§ **WHAT TO PRODUCE**
Print the lines of the listing below verbatim from its first line through the line bearing "from matplotlib.path import Path". Any pictures are to be omitted.

— START RAW DATA —

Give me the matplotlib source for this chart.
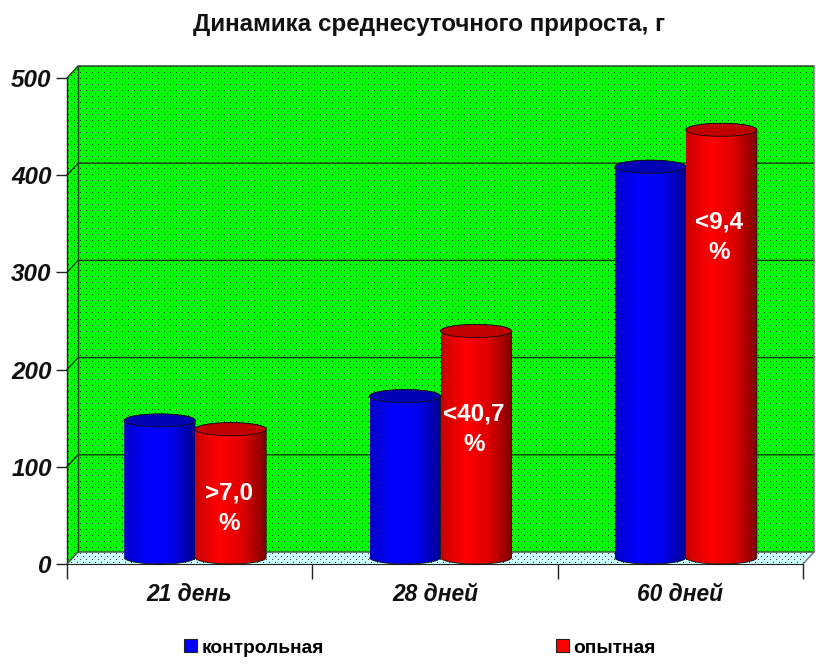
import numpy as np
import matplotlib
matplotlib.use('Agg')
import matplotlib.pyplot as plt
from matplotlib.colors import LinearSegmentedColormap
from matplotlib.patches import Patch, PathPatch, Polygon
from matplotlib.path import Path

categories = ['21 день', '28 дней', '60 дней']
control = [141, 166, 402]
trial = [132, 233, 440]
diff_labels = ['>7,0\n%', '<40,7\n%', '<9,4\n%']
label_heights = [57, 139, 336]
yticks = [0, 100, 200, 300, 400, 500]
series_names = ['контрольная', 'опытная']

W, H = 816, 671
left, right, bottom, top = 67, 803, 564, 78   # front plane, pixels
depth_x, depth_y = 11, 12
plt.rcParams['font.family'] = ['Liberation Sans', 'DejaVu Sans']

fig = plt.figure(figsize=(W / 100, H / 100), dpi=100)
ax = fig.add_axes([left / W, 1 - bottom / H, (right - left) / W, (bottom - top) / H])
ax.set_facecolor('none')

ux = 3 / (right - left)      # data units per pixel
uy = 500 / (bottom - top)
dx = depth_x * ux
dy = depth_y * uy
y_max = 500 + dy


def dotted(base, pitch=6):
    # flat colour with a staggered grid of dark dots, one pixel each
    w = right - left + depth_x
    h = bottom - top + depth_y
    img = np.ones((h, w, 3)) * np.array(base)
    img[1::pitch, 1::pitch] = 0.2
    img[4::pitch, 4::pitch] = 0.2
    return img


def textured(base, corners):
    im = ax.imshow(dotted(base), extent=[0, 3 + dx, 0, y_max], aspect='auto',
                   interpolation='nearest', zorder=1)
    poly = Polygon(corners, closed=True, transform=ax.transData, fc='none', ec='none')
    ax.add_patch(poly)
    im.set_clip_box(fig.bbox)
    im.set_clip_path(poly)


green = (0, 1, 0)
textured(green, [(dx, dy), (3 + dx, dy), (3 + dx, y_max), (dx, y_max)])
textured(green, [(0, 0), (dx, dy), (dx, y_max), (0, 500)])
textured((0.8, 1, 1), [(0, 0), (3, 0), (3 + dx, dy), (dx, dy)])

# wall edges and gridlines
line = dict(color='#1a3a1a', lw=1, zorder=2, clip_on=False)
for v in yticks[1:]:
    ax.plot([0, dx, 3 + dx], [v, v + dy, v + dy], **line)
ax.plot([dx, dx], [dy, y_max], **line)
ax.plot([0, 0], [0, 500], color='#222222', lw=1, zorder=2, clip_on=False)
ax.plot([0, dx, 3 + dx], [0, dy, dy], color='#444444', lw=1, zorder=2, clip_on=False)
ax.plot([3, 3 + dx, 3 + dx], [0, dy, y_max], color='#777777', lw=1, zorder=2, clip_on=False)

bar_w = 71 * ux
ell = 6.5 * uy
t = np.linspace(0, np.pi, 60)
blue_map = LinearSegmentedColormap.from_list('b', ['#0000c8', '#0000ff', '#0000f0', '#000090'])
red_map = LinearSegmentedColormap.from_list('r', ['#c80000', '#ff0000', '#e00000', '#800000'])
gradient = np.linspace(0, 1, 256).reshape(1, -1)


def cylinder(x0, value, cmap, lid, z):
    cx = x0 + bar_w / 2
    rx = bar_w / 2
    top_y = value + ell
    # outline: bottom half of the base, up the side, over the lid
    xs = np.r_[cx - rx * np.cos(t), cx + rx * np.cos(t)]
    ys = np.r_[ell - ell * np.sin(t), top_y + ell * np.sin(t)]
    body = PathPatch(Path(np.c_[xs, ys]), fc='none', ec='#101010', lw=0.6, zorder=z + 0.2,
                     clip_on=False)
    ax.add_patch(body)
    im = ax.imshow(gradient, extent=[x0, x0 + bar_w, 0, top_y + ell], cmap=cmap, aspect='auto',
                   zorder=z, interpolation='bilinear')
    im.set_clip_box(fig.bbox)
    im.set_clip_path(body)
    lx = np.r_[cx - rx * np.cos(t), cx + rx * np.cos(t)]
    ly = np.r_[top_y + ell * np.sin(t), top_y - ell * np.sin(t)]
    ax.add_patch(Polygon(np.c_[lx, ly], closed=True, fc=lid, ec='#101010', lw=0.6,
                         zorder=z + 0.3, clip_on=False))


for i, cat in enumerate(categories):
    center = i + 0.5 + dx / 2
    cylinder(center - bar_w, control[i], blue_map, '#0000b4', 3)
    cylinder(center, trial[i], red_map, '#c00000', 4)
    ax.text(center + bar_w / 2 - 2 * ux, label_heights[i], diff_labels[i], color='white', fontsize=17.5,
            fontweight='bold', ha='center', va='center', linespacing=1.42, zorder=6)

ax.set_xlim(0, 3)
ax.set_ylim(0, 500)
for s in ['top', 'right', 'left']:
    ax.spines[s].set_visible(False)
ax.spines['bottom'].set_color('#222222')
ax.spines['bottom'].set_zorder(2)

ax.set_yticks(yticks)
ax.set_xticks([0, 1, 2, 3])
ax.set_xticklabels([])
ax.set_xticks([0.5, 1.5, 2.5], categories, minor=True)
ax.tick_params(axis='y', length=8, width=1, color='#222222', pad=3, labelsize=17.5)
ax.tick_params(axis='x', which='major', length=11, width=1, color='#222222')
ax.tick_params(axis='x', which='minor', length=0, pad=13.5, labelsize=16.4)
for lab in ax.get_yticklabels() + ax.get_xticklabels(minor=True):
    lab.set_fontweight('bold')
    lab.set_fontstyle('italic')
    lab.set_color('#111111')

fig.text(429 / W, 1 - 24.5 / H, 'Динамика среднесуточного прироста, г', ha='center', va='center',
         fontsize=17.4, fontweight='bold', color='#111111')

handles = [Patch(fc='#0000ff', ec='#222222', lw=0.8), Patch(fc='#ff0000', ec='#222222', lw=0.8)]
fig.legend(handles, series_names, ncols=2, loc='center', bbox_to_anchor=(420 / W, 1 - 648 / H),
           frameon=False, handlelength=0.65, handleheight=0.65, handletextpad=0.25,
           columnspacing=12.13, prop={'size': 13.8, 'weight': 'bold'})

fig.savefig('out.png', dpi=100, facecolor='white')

— END RAW DATA —

§ **EXERCISE OUTPUT**
Give me the matplotlib source for this chart.
import numpy as np
import matplotlib
matplotlib.use('Agg')
import matplotlib.pyplot as plt
from matplotlib.colors import LinearSegmentedColormap
from matplotlib.patches import Patch, PathPatch, Polygon
from matplotlib.path import Path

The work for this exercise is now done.